Non certo l’educazione sentimentale materiale di Flaubert, ma quella quotidiana delle piccole cose, quella cristiana del nostro essere persone, scolari, giovani che attraverso un insegnamento di qualità ricevuto dagli ideali di Don Bosco, ci ha consentito di diventare uomini, poi cittadini consapevoli. Ed ora, come in un famoso editto napoleonico, anche la speranza, la memoria del nostro passato, fugge, con la fine dell’Istituto.
Sarà quel che sarà, verosimilmente il Domenico Savio avrà la stessa sorte dello storico edificio dei Gesuiti di Piazza Cairoli: la rincorsa ad un modernismo (economico) che supera, purtroppo, la necessità di sostenere una funzione educativa importante. Ci viene da chiederci se non sarebbe il caso, piuttosto che parlare di beni saziabili e di bisogni materiali, se non sia il caso di renderci conto della confusione che invade la Chiesa odierna per la mancanza di un insegnamento chiaro ma anche per il ricercato tentativo di un suo coinvolgimento, improprio, nel godimento dei beni temporali.
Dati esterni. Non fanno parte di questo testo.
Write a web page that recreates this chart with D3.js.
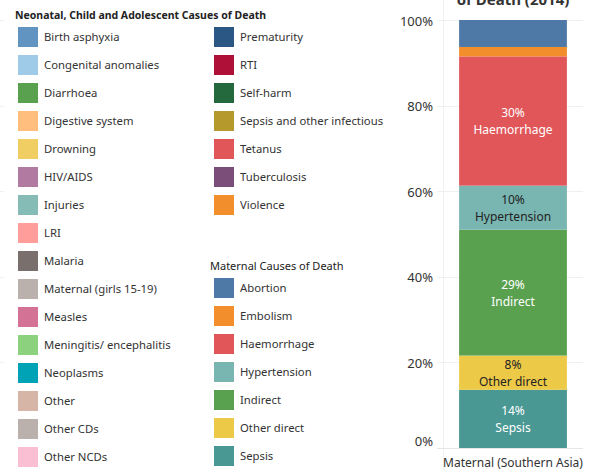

La chiusura del Domenico Savio non comprende soltanto difficoltà operative, ma problemi strutturali, legati al tipo di antropologia che il pensiero unico sta imponendo con l’offuscamento della dimensione dell’interiorità, l’incerta formazione della identità personale in un contesto plurale e frammentato, la difficoltà di dialogo tra le generazioni e con la separazione tra intelligenza e affettività come tra obblighi di ricavo economico, leggi dei consumi e necessità di spiritualità e di conservazione della memoria.